_WHAT TO WORK ON_:
Exactly as written, quote every line that follows, skipping the images.

********

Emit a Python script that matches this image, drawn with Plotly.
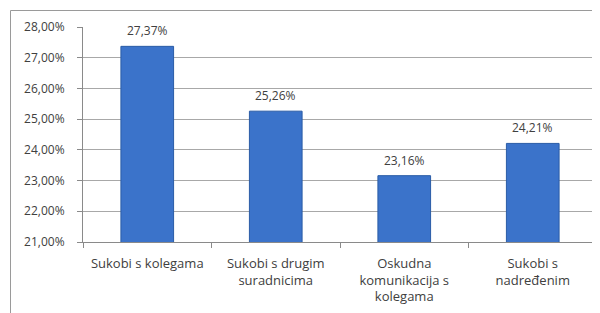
import plotly.graph_objects as go

categories = [
    "Sukobi s kolegama",
    "Sukobi s drugim<br>suradnicima",
    "Oskudna<br>komunikacija s<br>kolegama",
    "Sukobi s<br>nadređenim",
]
values = [27.37, 25.26, 23.16, 24.21]
labels = ["27,37%", "25,26%", "23,16%", "24,21%"]
y_ticks = [21, 22, 23, 24, 25, 26, 27, 28]
y_tick_labels = ["21,00%", "22,00%", "23,00%", "24,00%", "25,00%", "26,00%", "27,00%", "28,00%"]

# page body has an 8px margin, so the figure is sized to fill the rest
W, H = 592, 305
L, R, T, B = 75, 3, 19, 71
pw, ph = W - L - R, H - T - B

fig = go.Figure(
    go.Bar(
        x=categories,
        y=values,
        cliponaxis=False,
        width=0.41,
        marker=dict(color="#3b73ca", line=dict(color="#2a5ca6", width=1)),
        hoverinfo="skip",
    )
)

annotations = [
    dict(x=c, y=v, text=t, xref="x", yref="y", showarrow=False,
         yanchor="bottom", yshift=5,
         font=dict(family="Open Sans", size=12, color="#404040"))
    for c, v, t in zip(categories, values, labels)
]

fig.update_layout(
    width=W,
    height=H,
    margin=dict(l=L, r=R, t=T, b=B, autoexpand=False),
    paper_bgcolor="white",
    plot_bgcolor="white",
    showlegend=False,
    font=dict(family="Open Sans", size=12, color="#404040"),
    annotations=annotations,
    shapes=[
        dict(type="line", xref="paper", yref="paper",
             x0=(2.5 - L) / pw, x1=(W - L) / pw,
             y0=(H - B - 2.5) / ph, y1=(H - B - 2.5) / ph,
             line=dict(color="#9a9a9a", width=1)),
        dict(type="line", xref="paper", yref="paper",
             x0=(2.5 - L) / pw, x1=(2.5 - L) / pw,
             y0=(H - B - 2.5) / ph, y1=-B / ph,
             line=dict(color="#9a9a9a", width=1)),
    ],
)

fig.update_yaxes(
    range=[21, 28],
    tickvals=y_ticks,
    ticktext=y_tick_labels,
    automargin=False,
    showgrid=True,
    gridcolor="#a8a8a8",
    gridwidth=1,
    showline=True,
    linecolor="#8a8a8a",
    ticks="outside",
    ticklen=5,
    tickcolor="#8a8a8a",
    ticklabelstandoff=10,
    tickfont=dict(family="Open Sans", size=12, color="#404040"),
    zeroline=False,
)
fig.update_xaxes(
    automargin=False,
    showline=True,
    linecolor="#8a8a8a",
    ticks="outside",
    tickson="boundaries",
    ticklen=5,
    tickcolor="#8a8a8a",
    ticklabelstandoff=9,
    tickfont=dict(family="Open Sans", size=13, color="#404040"),
    tickangle=0,
)

fig.write_html("out.html")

********

_EXERCISE RESPONSE_:
Emit a Python script that matches this image, drawn with Plotly.
import plotly.graph_objects as go

categories = [
    "Sukobi s kolegama",
    "Sukobi s drugim<br>suradnicima",
    "Oskudna<br>komunikacija s<br>kolegama",
    "Sukobi s<br>nadređenim",
]
values = [27.37, 25.26, 23.16, 24.21]
labels = ["27,37%", "25,26%", "23,16%", "24,21%"]
y_ticks = [21, 22, 23, 24, 25, 26, 27, 28]
y_tick_labels = ["21,00%", "22,00%", "23,00%", "24,00%", "25,00%", "26,00%", "27,00%", "28,00%"]

# page body has an 8px margin, so the figure is sized to fill the rest
W, H = 592, 305
L, R, T, B = 75, 3, 19, 71
pw, ph = W - L - R, H - T - B

fig = go.Figure(
    go.Bar(
        x=categories,
        y=values,
        cliponaxis=False,
        width=0.41,
        marker=dict(color="#3b73ca", line=dict(color="#2a5ca6", width=1)),
        hoverinfo="skip",
    )
)

annotations = [
    dict(x=c, y=v, text=t, xref="x", yref="y", showarrow=False,
         yanchor="bottom", yshift=5,
         font=dict(family="Open Sans", size=12, color="#404040"))
    for c, v, t in zip(categories, values, labels)
]

fig.update_layout(
    width=W,
    height=H,
    margin=dict(l=L, r=R, t=T, b=B, autoexpand=False),
    paper_bgcolor="white",
    plot_bgcolor="white",
    showlegend=False,
    font=dict(family="Open Sans", size=12, color="#404040"),
    annotations=annotations,
    shapes=[
        dict(type="line", xref="paper", yref="paper",
             x0=(2.5 - L) / pw, x1=(W - L) / pw,
             y0=(H - B - 2.5) / ph, y1=(H - B - 2.5) / ph,
             line=dict(color="#9a9a9a", width=1)),
        dict(type="line", xref="paper", yref="paper",
             x0=(2.5 - L) / pw, x1=(2.5 - L) / pw,
             y0=(H - B - 2.5) / ph, y1=-B / ph,
             line=dict(color="#9a9a9a", width=1)),
    ],
)

fig.update_yaxes(
    range=[21, 28],
    tickvals=y_ticks,
    ticktext=y_tick_labels,
    automargin=False,
    showgrid=True,
    gridcolor="#a8a8a8",
    gridwidth=1,
    showline=True,
    linecolor="#8a8a8a",
    ticks="outside",
    ticklen=5,
    tickcolor="#8a8a8a",
    ticklabelstandoff=10,
    tickfont=dict(family="Open Sans", size=12, color="#404040"),
    zeroline=False,
)
fig.update_xaxes(
    automargin=False,
    showline=True,
    linecolor="#8a8a8a",
    ticks="outside",
    tickson="boundaries",
    ticklen=5,
    tickcolor="#8a8a8a",
    ticklabelstandoff=9,
    tickfont=dict(family="Open Sans", size=13, color="#404040"),
    tickangle=0,
)

fig.write_html("out.html")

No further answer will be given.